Your copy should be exact, beginning at the line containing "What Plotly code" and ending at the line containing "import plotly.graph_objects as go", with both lines kept and every picture dropped.

● **Code that draws figures**:
>>>>

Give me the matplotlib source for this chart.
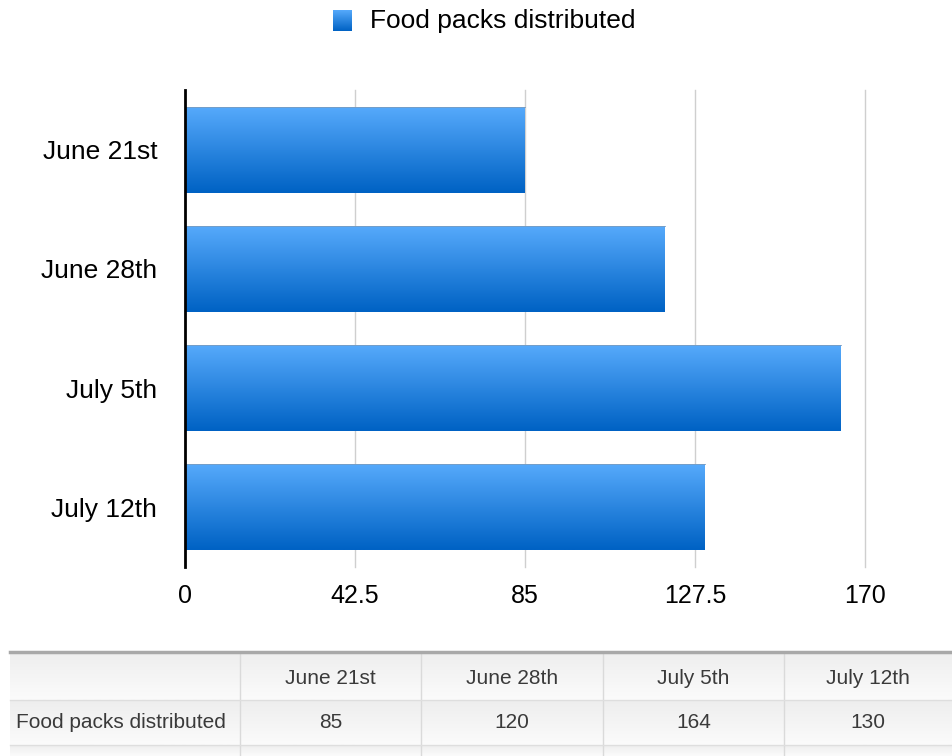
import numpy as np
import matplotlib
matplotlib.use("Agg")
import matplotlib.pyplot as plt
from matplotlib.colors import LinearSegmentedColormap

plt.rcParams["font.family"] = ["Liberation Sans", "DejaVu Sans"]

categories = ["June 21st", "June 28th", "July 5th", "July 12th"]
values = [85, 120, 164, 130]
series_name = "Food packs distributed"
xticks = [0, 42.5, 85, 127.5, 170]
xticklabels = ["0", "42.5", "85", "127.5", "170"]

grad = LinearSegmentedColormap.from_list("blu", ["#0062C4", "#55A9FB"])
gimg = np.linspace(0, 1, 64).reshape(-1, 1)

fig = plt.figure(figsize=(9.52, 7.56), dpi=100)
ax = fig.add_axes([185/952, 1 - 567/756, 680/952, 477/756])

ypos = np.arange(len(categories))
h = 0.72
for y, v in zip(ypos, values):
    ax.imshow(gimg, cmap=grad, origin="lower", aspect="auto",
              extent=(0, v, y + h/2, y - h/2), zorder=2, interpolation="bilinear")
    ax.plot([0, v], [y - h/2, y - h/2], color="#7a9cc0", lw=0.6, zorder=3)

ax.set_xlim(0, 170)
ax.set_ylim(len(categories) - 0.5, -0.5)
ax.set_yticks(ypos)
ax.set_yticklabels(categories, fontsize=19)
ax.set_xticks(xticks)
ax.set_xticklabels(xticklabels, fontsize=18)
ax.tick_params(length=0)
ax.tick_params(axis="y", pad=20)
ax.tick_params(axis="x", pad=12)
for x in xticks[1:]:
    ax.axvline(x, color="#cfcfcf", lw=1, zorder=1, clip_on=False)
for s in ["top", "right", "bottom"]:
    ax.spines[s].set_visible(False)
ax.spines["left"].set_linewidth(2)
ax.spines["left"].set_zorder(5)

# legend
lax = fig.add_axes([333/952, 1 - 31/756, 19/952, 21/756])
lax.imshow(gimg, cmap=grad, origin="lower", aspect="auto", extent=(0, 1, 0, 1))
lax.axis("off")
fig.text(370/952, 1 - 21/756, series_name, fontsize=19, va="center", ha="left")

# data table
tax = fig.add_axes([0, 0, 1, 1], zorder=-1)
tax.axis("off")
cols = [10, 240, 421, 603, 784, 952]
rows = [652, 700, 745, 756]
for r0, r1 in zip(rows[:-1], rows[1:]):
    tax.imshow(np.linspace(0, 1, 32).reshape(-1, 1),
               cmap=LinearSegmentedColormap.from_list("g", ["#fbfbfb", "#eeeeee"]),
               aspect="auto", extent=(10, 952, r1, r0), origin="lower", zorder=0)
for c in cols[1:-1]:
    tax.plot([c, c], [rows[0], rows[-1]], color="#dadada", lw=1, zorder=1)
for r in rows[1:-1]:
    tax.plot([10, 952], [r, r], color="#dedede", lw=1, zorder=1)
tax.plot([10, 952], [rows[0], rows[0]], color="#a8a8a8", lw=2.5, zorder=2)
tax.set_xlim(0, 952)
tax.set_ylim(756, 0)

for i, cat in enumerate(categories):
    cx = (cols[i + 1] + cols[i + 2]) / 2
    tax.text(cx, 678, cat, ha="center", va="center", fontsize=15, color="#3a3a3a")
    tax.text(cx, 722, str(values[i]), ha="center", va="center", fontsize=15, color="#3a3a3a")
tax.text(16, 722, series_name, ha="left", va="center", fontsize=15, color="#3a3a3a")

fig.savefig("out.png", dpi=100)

<<<<
>>>>

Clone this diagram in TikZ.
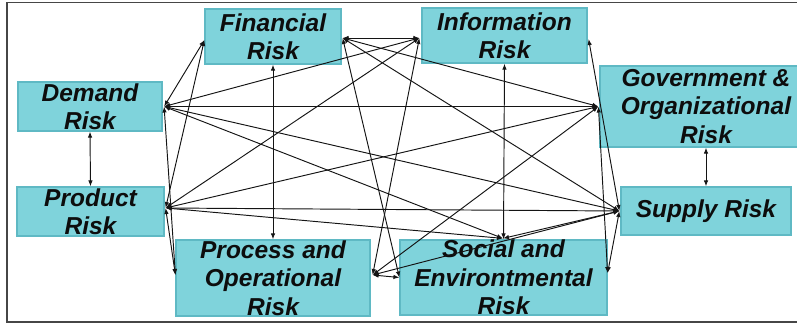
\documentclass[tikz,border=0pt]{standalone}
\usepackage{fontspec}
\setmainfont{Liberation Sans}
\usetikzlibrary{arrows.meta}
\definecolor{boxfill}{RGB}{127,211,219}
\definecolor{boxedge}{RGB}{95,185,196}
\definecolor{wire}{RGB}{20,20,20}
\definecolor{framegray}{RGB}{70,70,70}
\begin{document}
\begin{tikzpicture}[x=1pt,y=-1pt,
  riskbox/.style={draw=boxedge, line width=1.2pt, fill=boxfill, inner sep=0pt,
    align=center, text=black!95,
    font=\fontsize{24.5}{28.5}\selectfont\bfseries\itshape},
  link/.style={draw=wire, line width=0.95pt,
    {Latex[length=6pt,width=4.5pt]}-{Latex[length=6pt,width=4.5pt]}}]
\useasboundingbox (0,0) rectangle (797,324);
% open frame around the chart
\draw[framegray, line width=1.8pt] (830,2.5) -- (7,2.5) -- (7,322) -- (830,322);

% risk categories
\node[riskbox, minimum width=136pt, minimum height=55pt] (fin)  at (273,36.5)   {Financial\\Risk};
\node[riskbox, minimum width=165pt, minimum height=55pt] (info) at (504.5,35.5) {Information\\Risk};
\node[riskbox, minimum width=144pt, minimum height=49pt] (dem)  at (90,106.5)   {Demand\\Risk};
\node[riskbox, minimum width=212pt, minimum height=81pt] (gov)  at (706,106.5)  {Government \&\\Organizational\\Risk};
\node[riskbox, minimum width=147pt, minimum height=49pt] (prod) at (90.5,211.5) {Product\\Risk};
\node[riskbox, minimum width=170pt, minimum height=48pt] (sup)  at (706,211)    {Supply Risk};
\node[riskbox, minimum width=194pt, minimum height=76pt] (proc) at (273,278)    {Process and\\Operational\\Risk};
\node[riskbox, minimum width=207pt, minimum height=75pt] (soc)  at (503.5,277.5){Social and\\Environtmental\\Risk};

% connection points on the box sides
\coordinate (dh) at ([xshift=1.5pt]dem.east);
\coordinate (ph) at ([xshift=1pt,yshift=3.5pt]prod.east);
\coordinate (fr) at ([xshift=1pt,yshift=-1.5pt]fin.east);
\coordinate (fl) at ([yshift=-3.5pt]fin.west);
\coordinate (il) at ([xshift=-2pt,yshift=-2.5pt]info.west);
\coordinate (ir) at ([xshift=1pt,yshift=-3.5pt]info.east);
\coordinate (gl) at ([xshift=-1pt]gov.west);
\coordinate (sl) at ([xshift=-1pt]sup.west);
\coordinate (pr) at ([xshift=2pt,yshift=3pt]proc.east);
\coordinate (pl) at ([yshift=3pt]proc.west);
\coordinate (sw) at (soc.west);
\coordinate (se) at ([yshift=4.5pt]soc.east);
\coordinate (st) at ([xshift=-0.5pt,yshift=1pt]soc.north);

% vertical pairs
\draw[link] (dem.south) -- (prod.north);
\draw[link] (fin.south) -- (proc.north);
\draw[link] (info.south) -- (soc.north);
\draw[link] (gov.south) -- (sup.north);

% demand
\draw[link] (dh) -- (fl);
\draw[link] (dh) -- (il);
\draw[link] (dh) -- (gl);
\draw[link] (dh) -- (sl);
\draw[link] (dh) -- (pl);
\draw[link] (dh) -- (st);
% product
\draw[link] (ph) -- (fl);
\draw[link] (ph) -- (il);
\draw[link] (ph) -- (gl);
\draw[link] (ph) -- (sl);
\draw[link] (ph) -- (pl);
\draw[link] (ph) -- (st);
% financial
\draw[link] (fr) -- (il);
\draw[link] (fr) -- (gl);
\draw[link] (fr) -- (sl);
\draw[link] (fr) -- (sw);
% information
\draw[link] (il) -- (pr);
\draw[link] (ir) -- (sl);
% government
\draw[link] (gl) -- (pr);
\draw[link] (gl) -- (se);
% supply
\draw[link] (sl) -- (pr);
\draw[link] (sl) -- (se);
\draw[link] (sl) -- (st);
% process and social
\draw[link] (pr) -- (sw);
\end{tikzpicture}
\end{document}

<<<<
>>>>

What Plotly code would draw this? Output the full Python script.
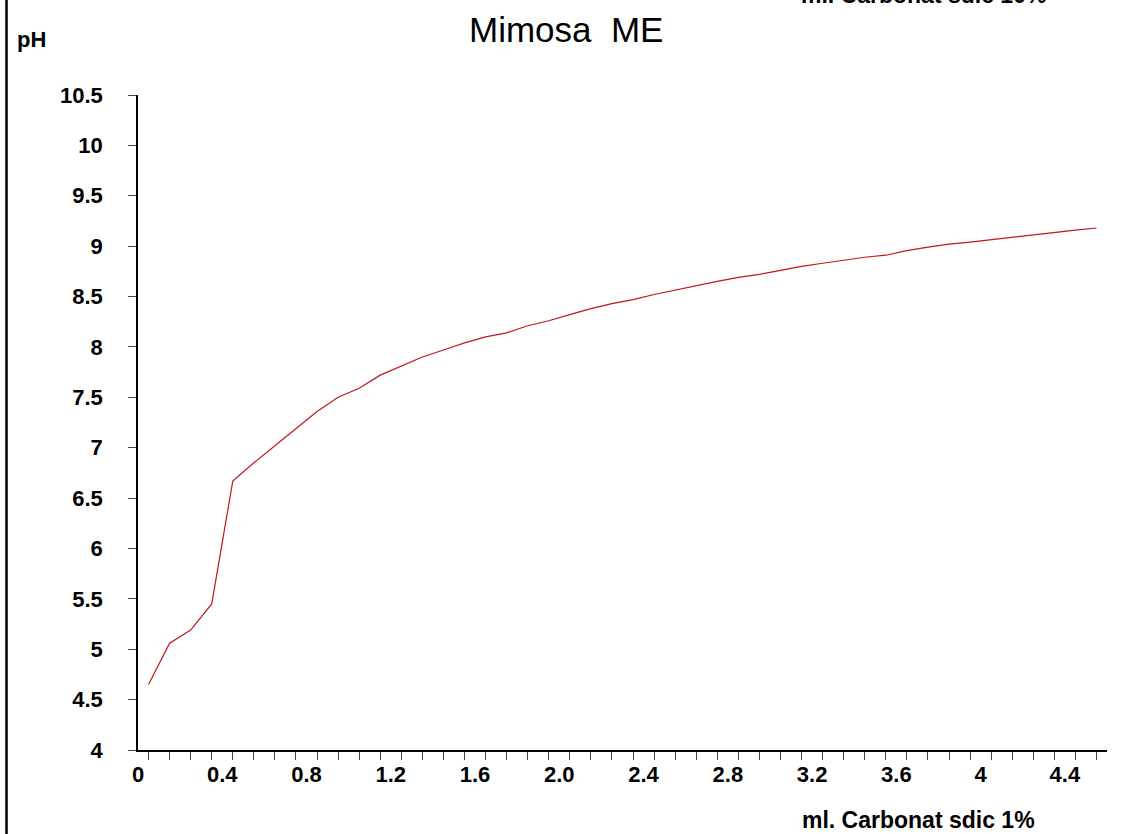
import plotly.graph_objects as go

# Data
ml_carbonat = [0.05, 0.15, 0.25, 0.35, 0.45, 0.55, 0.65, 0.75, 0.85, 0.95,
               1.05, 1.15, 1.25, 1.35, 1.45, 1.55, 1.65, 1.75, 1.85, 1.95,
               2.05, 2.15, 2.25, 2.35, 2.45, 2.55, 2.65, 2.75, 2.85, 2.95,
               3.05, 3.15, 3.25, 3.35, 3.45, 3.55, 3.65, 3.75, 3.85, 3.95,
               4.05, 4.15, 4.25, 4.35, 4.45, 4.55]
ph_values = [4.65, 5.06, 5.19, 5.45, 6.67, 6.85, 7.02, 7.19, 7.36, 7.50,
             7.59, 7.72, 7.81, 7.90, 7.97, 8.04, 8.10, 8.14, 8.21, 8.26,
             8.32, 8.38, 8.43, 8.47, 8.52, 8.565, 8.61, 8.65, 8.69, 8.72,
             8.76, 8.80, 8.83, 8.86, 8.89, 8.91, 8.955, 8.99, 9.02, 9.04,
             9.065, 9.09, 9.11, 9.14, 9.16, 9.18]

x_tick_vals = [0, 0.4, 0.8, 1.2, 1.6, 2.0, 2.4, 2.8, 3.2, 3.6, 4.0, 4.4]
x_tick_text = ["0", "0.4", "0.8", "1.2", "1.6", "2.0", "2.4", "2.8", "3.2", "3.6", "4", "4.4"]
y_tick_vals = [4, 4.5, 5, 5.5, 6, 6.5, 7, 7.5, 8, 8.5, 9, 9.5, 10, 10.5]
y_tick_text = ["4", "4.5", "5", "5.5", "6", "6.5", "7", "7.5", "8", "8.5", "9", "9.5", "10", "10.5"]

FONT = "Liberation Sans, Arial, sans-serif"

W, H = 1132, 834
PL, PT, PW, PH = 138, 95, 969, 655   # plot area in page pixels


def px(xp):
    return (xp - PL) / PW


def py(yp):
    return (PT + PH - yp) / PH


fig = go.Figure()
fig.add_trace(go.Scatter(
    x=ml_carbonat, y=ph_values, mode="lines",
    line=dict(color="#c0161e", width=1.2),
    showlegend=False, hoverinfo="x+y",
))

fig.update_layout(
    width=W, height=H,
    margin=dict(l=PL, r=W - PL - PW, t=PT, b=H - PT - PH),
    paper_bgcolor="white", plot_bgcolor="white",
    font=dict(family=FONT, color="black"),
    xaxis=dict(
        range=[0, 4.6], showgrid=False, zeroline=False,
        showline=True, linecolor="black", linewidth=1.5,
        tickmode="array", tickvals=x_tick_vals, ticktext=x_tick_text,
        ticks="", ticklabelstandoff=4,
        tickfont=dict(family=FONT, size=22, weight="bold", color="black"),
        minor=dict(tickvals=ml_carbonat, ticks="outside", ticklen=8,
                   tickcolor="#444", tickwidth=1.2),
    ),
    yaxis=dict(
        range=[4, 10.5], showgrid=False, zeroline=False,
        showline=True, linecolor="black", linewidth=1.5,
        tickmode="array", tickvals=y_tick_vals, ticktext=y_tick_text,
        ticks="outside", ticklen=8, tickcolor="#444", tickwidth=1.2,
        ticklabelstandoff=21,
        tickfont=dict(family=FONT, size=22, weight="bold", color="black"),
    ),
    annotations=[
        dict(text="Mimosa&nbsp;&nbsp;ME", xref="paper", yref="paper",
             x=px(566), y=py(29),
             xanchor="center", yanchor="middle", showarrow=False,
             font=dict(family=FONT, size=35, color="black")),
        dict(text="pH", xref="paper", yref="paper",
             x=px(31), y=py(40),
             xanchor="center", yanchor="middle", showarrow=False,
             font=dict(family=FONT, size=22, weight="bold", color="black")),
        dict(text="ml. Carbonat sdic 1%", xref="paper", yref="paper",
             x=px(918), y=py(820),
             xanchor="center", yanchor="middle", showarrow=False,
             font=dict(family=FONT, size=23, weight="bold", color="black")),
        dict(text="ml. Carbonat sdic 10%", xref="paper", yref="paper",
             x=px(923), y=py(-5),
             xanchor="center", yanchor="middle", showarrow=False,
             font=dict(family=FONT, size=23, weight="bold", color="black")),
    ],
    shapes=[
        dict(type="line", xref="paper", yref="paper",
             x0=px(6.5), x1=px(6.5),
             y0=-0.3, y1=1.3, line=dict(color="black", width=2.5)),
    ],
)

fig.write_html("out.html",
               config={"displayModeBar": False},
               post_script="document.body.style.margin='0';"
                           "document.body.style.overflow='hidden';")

<<<<

● **Answer to the problem**:
What Plotly code would draw this? Output the full Python script.
import plotly.graph_objects as go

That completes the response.